I played WoW for a while, and found crafting to be a mixture of "must-haves" and "stupid grinding."  You relied entirely on benevolent developers to put a little bit of content out that would allow crafters to compete with whatever amazing gear the newest patch delivered.  Sometimes you'd have to craft a bunch of a type of item for a specific boss, like all the fire-resist gear needed for some of the early raids.  That wasn't too bad, since it became more of a guild activity.  But for individuals, it meant you had to make a bunch of unmarketable gear from expensive parts just to raise your skill.

I was an engineer on my first character, and it was wacky funtimes.  Very little of it was useful, but it had some entertaining qualities and occasionally a nice synergy with my class.  The later crafting improvements picked up on this and started implementing various niche and novelty items.  It would have been nice to be able to repair gear as well as create it, for those long dungeons.
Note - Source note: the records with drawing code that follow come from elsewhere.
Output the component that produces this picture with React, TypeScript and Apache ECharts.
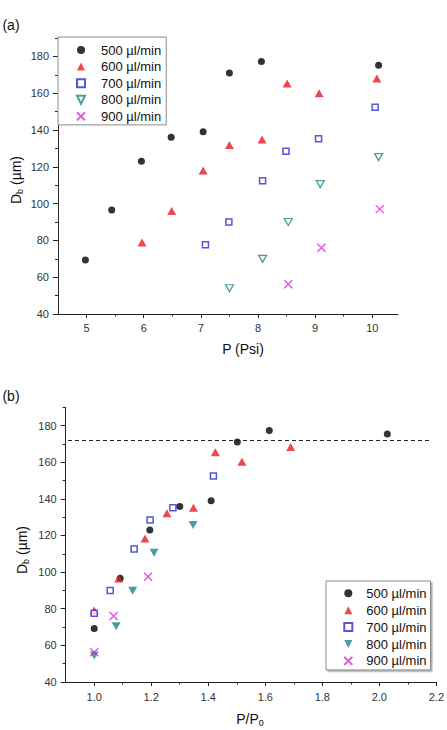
import React, { useEffect, useRef } from "react";
import * as echarts from "echarts";

const FONT = '"Liberation Sans", Arial, Helvetica, sans-serif';

const seriesNames = ["500 µl/min", "600 µl/min", "700 µl/min", "800 µl/min", "900 µl/min"];

// Panel (a): pressure P (Psi) vs bubble diameter Db (µm)
const pA500 = [4.98, 5.44, 5.96, 6.48, 7.04, 7.5, 8.06, 10.11];
const dA500 = [69.4, 96.5, 123, 136, 139, 171, 177.2, 175.2];
const pA600 = [5.97, 6.49, 7.04, 7.5, 8.07, 8.51, 9.07, 10.08];
const dA600 = [78.9, 96, 118, 131.9, 134.8, 165.3, 160, 168];
const pA700 = [7.08, 7.49, 8.08, 8.49, 9.06, 10.05];
const dA700 = [77.6, 90, 112.4, 128.5, 135.2, 152.4];
const pA800 = [7.5, 8.08, 8.53, 9.09, 10.11];
const dA800 = [54, 70, 90, 110.6, 125.3];
const pA900 = [8.53, 9.11, 10.13];
const dA900 = [56.2, 76, 97];

// Panel (b): normalised pressure P/P0 vs Db (µm)
const rB500 = [1.0, 1.091, 1.195, 1.3, 1.41, 1.502, 1.614, 2.028];
const dB500 = [69.2, 96.7, 123, 135.9, 139, 171, 177.3, 175.4];
const rB600 = [1.0, 1.086, 1.178, 1.255, 1.348, 1.425, 1.518, 1.689];
const dB600 = [79, 96.5, 118.3, 132.2, 135.1, 165.4, 160.3, 168.3];
const rB700 = [1.0, 1.056, 1.14, 1.196, 1.276, 1.418];
const dB700 = [77.6, 90, 112.6, 128.4, 135.2, 152.5];
const rB800 = [1.0, 1.077, 1.135, 1.21, 1.347];
const dB800 = [54.5, 70.4, 89.8, 110.6, 125.7];
const rB900 = [1.0, 1.068, 1.189];
const dB900 = [56.3, 76, 97.5];
const plateau = 172;
const plateauRange = [0.908, 2.183];

// Axis ticks
const yTicks = [40, 60, 80, 100, 120, 140, 160, 180];
const yMinor = [50, 70, 90, 110, 130, 150, 170, 190];
const xTicksA = [5, 6, 7, 8, 9, 10];
const xMinorA = [5.5, 6.5, 7.5, 8.5, 9.5];
const xTicksB = [1.0, 1.2, 1.4, 1.6, 1.8, 2.0, 2.2];
const xMinorB = [1.1, 1.3, 1.5, 1.7, 1.9, 2.1];

const RED = "#ea1a22";
const BLUE = "#2a2ad0";
const TEAL = "#1f8585";
const MAG = "#e024e0";

const CIRCLE = "path://M5,0A5,5,0,1,1,5,10A5,5,0,1,1,5,0Z";
const TRI_UP = "path://M5,0L10,9L0,9Z";
const SQUARE = "path://M0,0L10,0L10,10L0,10Z";
const TRI_DOWN = "path://M0,0L10,0L5,9Z";
const XPATH = "path://M0,0L10,10M10,0L0,10";

function zip(xs: number[], ys: number[]) {
  return xs.map((x, i) => [x, ys[i]]);
}

function symbolStyles(filledDown: boolean) {
  return [
    { symbol: CIRCLE, symbolSize: 7, itemStyle: { color: "#000" } },
    { symbol: TRI_UP, symbolSize: [9, 8], itemStyle: { color: RED } },
    { symbol: SQUARE, symbolSize: 6, itemStyle: { color: "#fff", borderColor: BLUE, borderWidth: 1.5 } },
    filledDown
      ? { symbol: TRI_DOWN, symbolSize: [9, 8], itemStyle: { color: TEAL } }
      : { symbol: TRI_DOWN, symbolSize: [8, 7], itemStyle: { color: "#fff", borderColor: TEAL, borderWidth: 1.3 } },
    { symbol: XPATH, symbolSize: 8, itemStyle: { color: MAG, borderColor: MAG, borderWidth: 1.4 } },
  ];
}

const axisLineStyle = { show: true, lineStyle: { color: "#222", width: 1 } };
const labelStyle = { fontSize: 11, color: "#333", fontFamily: FONT };

function buildOption(p: {
  grid: any;
  xMin: number;
  xMax: number;
  xTicks: number[];
  xMinor: number[];
  xFmt: (v: number) => string;
  xMargin: number;
  data: number[][][];
  filledDown: boolean;
  legend: any;
  graphic: any[];
  markLine?: any;
}) {
  const styles = symbolStyles(p.filledDown);
  return {
    animation: false,
    graphic: p.graphic,
    grid: p.grid,
    legend: p.legend,
    xAxis: [
      {
        type: "value", min: p.xMin, max: p.xMax, position: "bottom",
        axisLine: axisLineStyle,
        axisTick: { show: true, inside: false, length: 4, customValues: p.xTicks, lineStyle: { color: "#222" } },
        axisLabel: { ...labelStyle, margin: p.xMargin, customValues: p.xTicks, formatter: p.xFmt },
        splitLine: { show: false },
      },
      {
        type: "value", min: p.xMin, max: p.xMax, position: "bottom",
        axisLine: { show: false },
        axisTick: { show: true, inside: false, length: 2.5, customValues: p.xMinor, lineStyle: { color: "#222" } },
        axisLabel: { show: false },
        splitLine: { show: false },
      },
    ],
    yAxis: [
      {
        type: "value", min: 40, max: 190, position: "left",
        axisLine: axisLineStyle,
        axisTick: { show: true, inside: false, length: 5, customValues: yTicks, lineStyle: { color: "#222" } },
        axisLabel: { ...labelStyle, margin: 9, customValues: yTicks },
        splitLine: { show: false },
      },
      {
        type: "value", min: 40, max: 190, position: "left",
        axisLine: { show: false },
        axisTick: { show: true, inside: false, length: 3, customValues: yMinor, lineStyle: { color: "#222" } },
        axisLabel: { show: false },
        splitLine: { show: false },
      },
    ],
    series: p.data.map((d, i) => ({
      type: "scatter",
      name: seriesNames[i],
      xAxisIndex: 0,
      yAxisIndex: 0,
      data: d,
      ...styles[i],
      emphasis: { disabled: true },
      ...(i === 0 && p.markLine ? { markLine: p.markLine } : {}),
    })),
  };
}

function legendCfg(left: number, top: number, padding: number[], gap: number, textGap: number, shadow: boolean) {
  return {
    show: true,
    orient: "vertical",
    left,
    top,
    itemWidth: 8,
    itemHeight: 8,
    itemGap: gap,
    padding,
    symbolKeepAspect: false,
    selectedMode: false,
    backgroundColor: "#fff",
    borderColor: "#8a8a8a",
    borderWidth: 1,
    ...(shadow ? { shadowColor: "rgba(0,0,0,0.35)", shadowBlur: 1, shadowOffsetX: 1.5, shadowOffsetY: 1.5 } : {}),
    textStyle: { fontSize: 13, color: "#111", fontFamily: FONT, lineHeight: 15, padding: [0, 0, 0, textGap] },
    data: seriesNames,
  };
}

function txt(x: number, y: number, text: string, extra: any = {}) {
  return {
    type: "text",
    x,
    y,
    ...extra,
    style: {
      text,
      fontSize: 14,
      fontFamily: FONT,
      fill: "#111",
      align: "center",
      verticalAlign: "middle",
      rich: {
        m: { fontSize: 14, fontFamily: FONT, fill: "#111", color: "#111" },
        s: { fontSize: 9, fontFamily: FONT, fill: "#111", color: "#111", padding: [7, 0, 0, 0] },
      },
    },
  };
}

const optionA = buildOption({
  grid: { left: 58, top: 38, width: 340, height: 276 },
  xMin: 4.5,
  xMax: 10.45,
  xTicks: xTicksA,
  xMinor: xMinorA,
  xFmt: (v: number) => String(v),
  xMargin: 8,
  data: [zip(pA500, dA500), zip(pA600, dA600), zip(pA700, dA700), zip(pA800, dA800), zip(pA900, dA900)],
  filledDown: false,
  legend: legendCfg(58, 37, [5.5, 5, 1, 18], 1.6, 11, false),
  graphic: [
    txt(11, 25, "(a)"),
    txt(243, 349, "P (Psi)"),
    txt(16, 180, "{m|D}{s|b}{m| (µm)}", { rotation: Math.PI / 2 }),
  ],
});

const optionB = buildOption({
  grid: { left: 65.7, top: 42.3, width: 371, height: 274.7 },
  xMin: 0.9,
  xMax: 2.2,
  xTicks: xTicksB,
  xMinor: xMinorB,
  xFmt: (v: number) => v.toFixed(1),
  xMargin: 9,
  data: [zip(rB500, dB500), zip(rB600, dB600), zip(rB700, dB700), zip(rB800, dB800), zip(rB900, dB900)],
  filledDown: true,
  legend: legendCfg(326, 216, [4.8, 4, 1.5, 17.3], 1.9, 9, true),
  markLine: {
    silent: true,
    symbol: "none",
    label: { show: false },
    lineStyle: { color: "#222", width: 1, type: [4, 3] },
    data: [[{ coord: [plateauRange[0], plateau] }, { coord: [plateauRange[1], plateau] }]],
  },
  graphic: [
    txt(11, 31, "(b)"),
    txt(250, 354, "{m|P/P}{s|0}"),
    txt(22, 185, "{m|D}{s|b}{m| (µm)}", { rotation: Math.PI / 2 }),
  ],
});

function Chart({ option, top }: { option: any; top: number }) {
  const ref = useRef<HTMLDivElement>(null);
  useEffect(() => {
    const c = echarts.init(ref.current!, null, { renderer: "svg" });
    c.setOption(option);
    return () => c.dispose();
  }, []);
  return <div ref={ref} style={{ position: "absolute", left: 0, top, width: 447, height: 365 }} />;
}

export default function App() {
  return (
    <div style={{ position: "absolute", left: 0, top: 0, width: 447, height: 730, overflow: "hidden" }}>
      <Chart option={optionA} top={0} />
      <Chart option={optionB} top={365} />
    </div>
  );
}
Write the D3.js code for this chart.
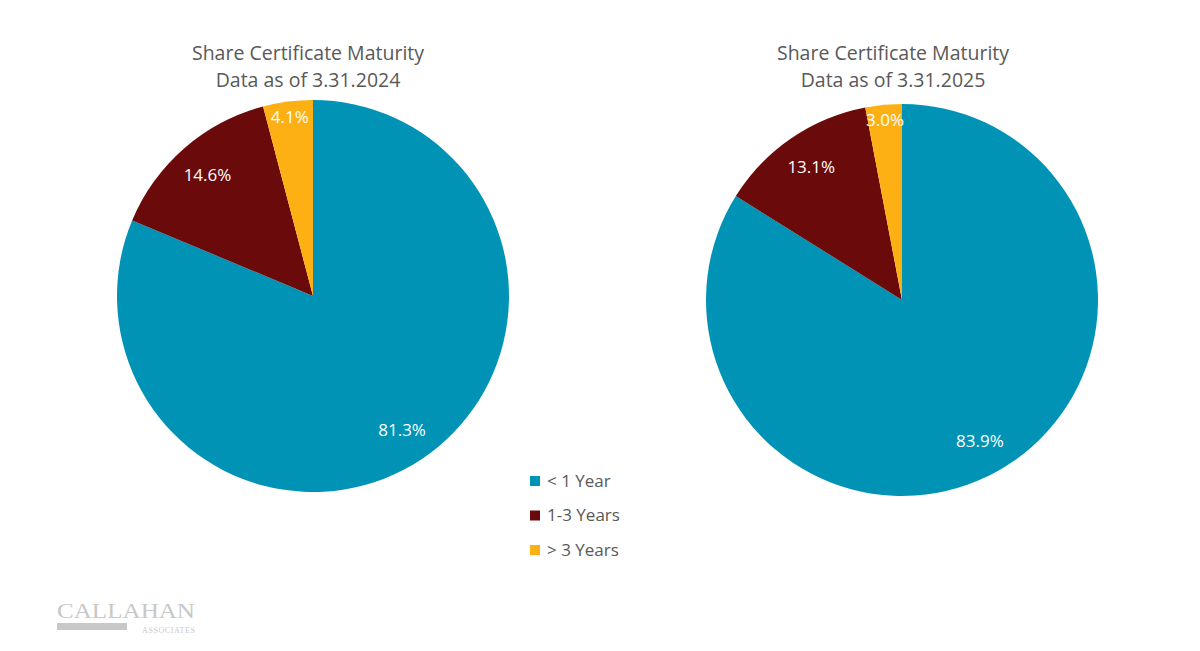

One skill that always seems to be in demand is alchemy.  The products are consumable, so there is always a consistent demand, and players are willing to fork out for that tiny extra push that may net them the better gear.  Even in offline RPGs like Oblivion, alchemy was an indispensable skill.

If I had to design a crafting system for RPGs, I'd promote the idea of class (or race) synergies.  While that barbarian *could* choose to sew dresses and pick flowers, you'd think he would have an inherent understanding of weapon and armor crafting.  The skills would just be an extension of the class.  For talent-tree based RPGs, there could be related crafting-trees that players invest skill points into with each level.  Switching would be an expensive but not necessarily time-consuming choice, and the different classes could overlap in potential crafting-trees so a small group players could enjoy some diversity.

Material gathering should, IMO, not take up a crafting-skill spot.  In fact, it's just a crappy skill.  I shouldn't have to spend days grinding up herbalism just because the particular leaf I want to pick is found beside particularly ornery bears.